# Slightly random Claim that Ins Co wont entertain!



## chunkytfg (Feb 1, 2009)

I was riding my bike a few weeks ago and had a woman pull out on me wrecking the bike and giving me a pretty serious case of whiplash and shoulder issues.

The insurance company have accepted liability and i'm now in the long drawn out process of trying to get everything I've lost out on.

The problem lies in that just under two weeks after the incident I was due to travel to paris to take part in a 10k and half marathon race as the second part of an event that started with me doing a similar race in america in January. 

The problem lies with the fact that to be eligible to do the second race in Paris you have to first qualify for it in america and it has to be completed in the same calendar year.

The insurance company have accepted that any losses incurred from the paris trip they will pay for but they wont accept that they need to pay for me to return to america so I can prequalify for it next year?

I understand that i'm asking for a lot and as such when I sent them my 'claim' I quoted prices for literally just the race entry and the flight cost as i wouldn't expect them to pay for a 'holiday' just what i'd missed out on.

Am I being unreasonable?


----------



## Fentum (May 1, 2017)

chunkytfg said:


> I was riding my bike a few weeks ago and had a woman pull out on me wrecking the bike and giving me a pretty serious case of whiplash and shoulder issues.
> 
> The insurance company have accepted liability and i'm now in the long drawn out process of trying to get everything I've lost out on.
> 
> ...


That's a bummer!

No, you are not but I can see that they might want to resist. I assume her insurance company?

The point of insurance is to put you back to where you were before the episode.

Do you have your insurance involved or was this a pushbike? If not, does your domestic insurance have any legal support cover? I think a firm push back from your own lawyer might yield at least a compromise.

Peter


----------



## kingswood (Jun 23, 2016)

Grim been knocked off your bike but glad they stopped and accepted liability. 

If you explain to the race organisers cldnt you get a bye for next year? That would be a lot easier (for you) and cheaper for the insurer. 


Sent from my iPhone using Tapatalk


----------



## fatdazza (Dec 29, 2010)

My understanding is that as the accident was not your fault the guilty party (via their insurer) has an obligation to compensate you for losses you sustained as a result of the accident. You also have a duty to act reasonably in limiting the losses you sustained. 

You will also have to prove the losses you sustain (i.e. a clear trail of the link between the Paris race and the US race.)

If you have not done so already I suggest that due to the disagreement with the insurer, you now seek legal advice (inform the insurer that you will be seeking legal advice - it is your right to do so).

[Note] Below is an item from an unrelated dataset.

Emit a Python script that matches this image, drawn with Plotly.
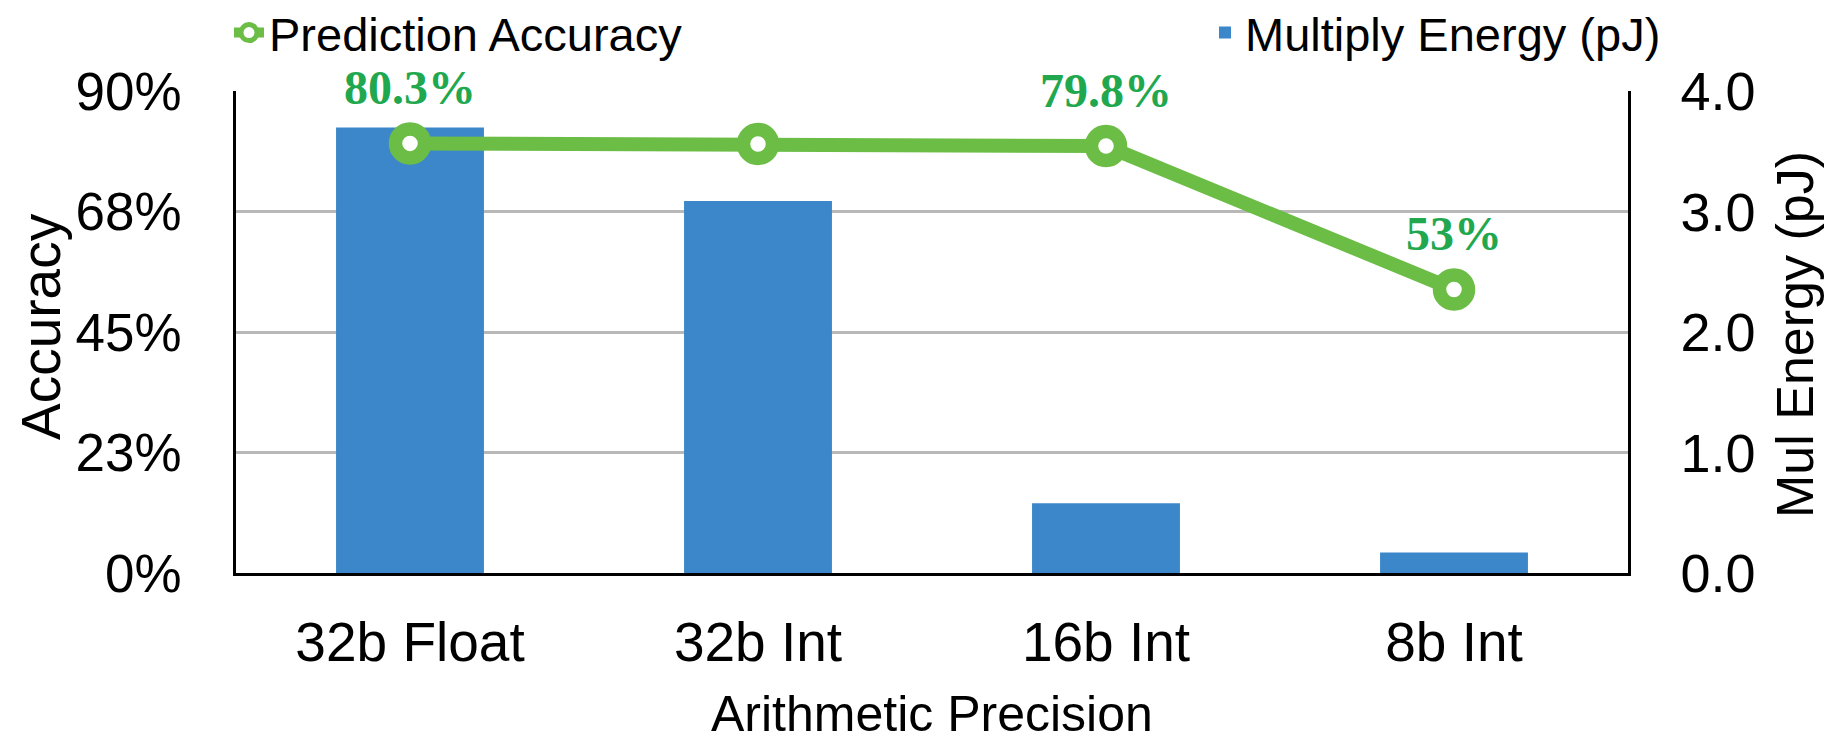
import plotly.graph_objects as go

# ---- data ----
categories = ["32b Float", "32b Int", "16b Int", "8b Int"]
energy_pj = [3.70, 3.09, 0.58, 0.17]
accuracy = [0.803, 0.802, 0.798, 0.53]
accuracy_labels = ["80.3%", "", "79.8%", "53%"]
acc_tickvals = [0, 0.225, 0.45, 0.675, 0.9]
acc_ticktext = ["0%", "23%", "45%", "68%", "90%"]
energy_tickvals = [0, 1, 2, 3, 4]

# ---- style ----
W, H = 1835, 742
SANS = "Liberation Sans, Arial, Helvetica, sans-serif"
SERIF = "Liberation Serif, Times New Roman, serif"
GREEN_LINE = "#6bbd45"
GREEN_TEXT = "#21a84f"
BAR_BLUE = "#3c87c9"
GRID = "#b8b8b8"

fig = go.Figure()

fig.add_trace(go.Bar(
    x=categories, y=energy_pj, yaxis="y",
    width=0.425,
    marker=dict(color=BAR_BLUE, line=dict(width=0)),
    name="Multiply Energy (pJ)", legend="legend2",
))

fig.add_trace(go.Scatter(
    x=categories, y=accuracy, yaxis="y2",
    mode="lines+markers",
    line=dict(color=GREEN_LINE, width=14),
    marker=dict(symbol="circle", size=29, color="white",
                line=dict(color=GREEN_LINE, width=13.5)),
    name="Prediction Accuracy", legend="legend",
))

annotations = []
for cat, val, lab in zip(categories, accuracy, accuracy_labels):
    if not lab:
        continue
    annotations.append(dict(
        x=cat, y=val, xref="x", yref="y2", text=lab, showarrow=False,
        yshift=56, xanchor="center", yanchor="middle",
        font=dict(family=SERIF, size=48, color=GREEN_TEXT, weight="bold"),
    ))

# axis titles
annotations += [
    dict(text="Accuracy", xref="paper", yref="paper", x=0, y=0.5,
         xshift=-195, yshift=5, textangle=-90, showarrow=False,
         xanchor="center", yanchor="middle", font=dict(size=55)),
    dict(text="Mul Energy (pJ)", xref="paper", yref="paper", x=1, y=0.5,
         xshift=167, yshift=-3, textangle=-90, showarrow=False,
         xanchor="center", yanchor="middle", font=dict(size=52)),
    dict(text="Arithmetic Precision", xref="paper", yref="paper", x=0.5, y=0,
         yshift=-141, showarrow=False,
         xanchor="center", yanchor="middle", font=dict(size=50)),
]

fig.update_layout(
    width=W, height=H,
    margin=dict(l=228, r=215, t=83, b=177, autoexpand=False),
    paper_bgcolor="white", plot_bgcolor="white",
    font=dict(family=SANS, color="black"),
    bargap=0.575,
    xaxis=dict(
        type="category", range=[-0.5, 3.5], automargin=False,
        showline=True, linecolor="black", linewidth=3,
        ticks="", showgrid=False, tickangle=0,
        tickfont=dict(size=55), ticklabelstandoff=19,
    ),
    yaxis=dict(
        range=[0, 4.004], side="right", tickvals=energy_tickvals, tickformat=".1f",
        automargin=False,
        showgrid=True, gridcolor=GRID, gridwidth=2.5, zeroline=False,
        showline=True, linecolor="black", linewidth=2.5, ticks="",
        tickfont=dict(size=54), ticklabelstandoff=39,
    ),
    yaxis2=dict(
        range=[0, 0.9009], side="left", overlaying="y", automargin=False,
        tickvals=acc_tickvals, ticktext=acc_ticktext,
        showgrid=False, zeroline=False,
        showline=True, linecolor="black", linewidth=2.5, ticks="",
        tickfont=dict(size=53), ticklabelstandoff=41,
    ),
    legend=dict(
        x=221 / W, xref="container", y=1 - 25 / H, yref="container",
        xanchor="left", yanchor="middle", font=dict(size=47),
        bgcolor="rgba(0,0,0,0)", itemsizing="trace",
    ),
    legend2=dict(
        x=1197 / W, xref="container", y=1 - 25 / H, yref="container",
        xanchor="left", yanchor="middle", font=dict(size=47),
        bgcolor="rgba(0,0,0,0)", itemsizing="trace",
    ),
    annotations=annotations,
    showlegend=True,
)

fig.write_html("out.html")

As part of your claim the legal advisor will seek settlement of their fees, which should be paid by the other persons insurer .


----------



## chunkytfg (Feb 1, 2009)

fatdazza said:


> My understanding is that as the accident was not your fault the guilty party (via their insurer) has an obligation to compensate you for losses you sustained as a result of the accident. You also have a duty to act reasonably in limiting the losses you sustained.


Yeah thats my understanding too. I cancelled the holiday and got most of the costs back except a portion of the flight and the race entries.



> You will also have to prove the losses you sustain (i.e. a clear trail of the link between the Paris race and the US race.)


Got that and sent it to them



> If you have not done so already I suggest that due to the disagreement with the insurer, you now seek legal advice (inform the insurer that you will be seeking legal advice - it is your right to do so). As part of your claim the legal advisor will seek settlement of their fees, which should be paid by the other persons insurer .


Speaking to a solicitor in a couple of weeks as I'm a union member and I was cycling home from work I get free legal cover.

Really I was just seeing if I was crazy to think it was something they would liable to pay for. Glad it's not just me who thinks it would be


----------



## Richf (Apr 26, 2008)

I cant see any way that they should pay for a return to America. 

The Paris thing is cut and dried as thats an actual loss something that you paid for and will lose out on 

You hadn't paid anything out for the America trip so you have no losses.


----------



## chunkytfg (Feb 1, 2009)

Richf said:


> I cant see any way that they should pay for a return to America.
> 
> The Paris thing is cut and dried as thats an actual loss something that you paid for and will lose out on
> 
> You hadn't paid anything out for the America trip so you have no losses.


But I did? I've been on the trip and earned my qualification for the race in paris which I couldn't go on. To qualify again i'll have to go back so surely I have lost out?


----------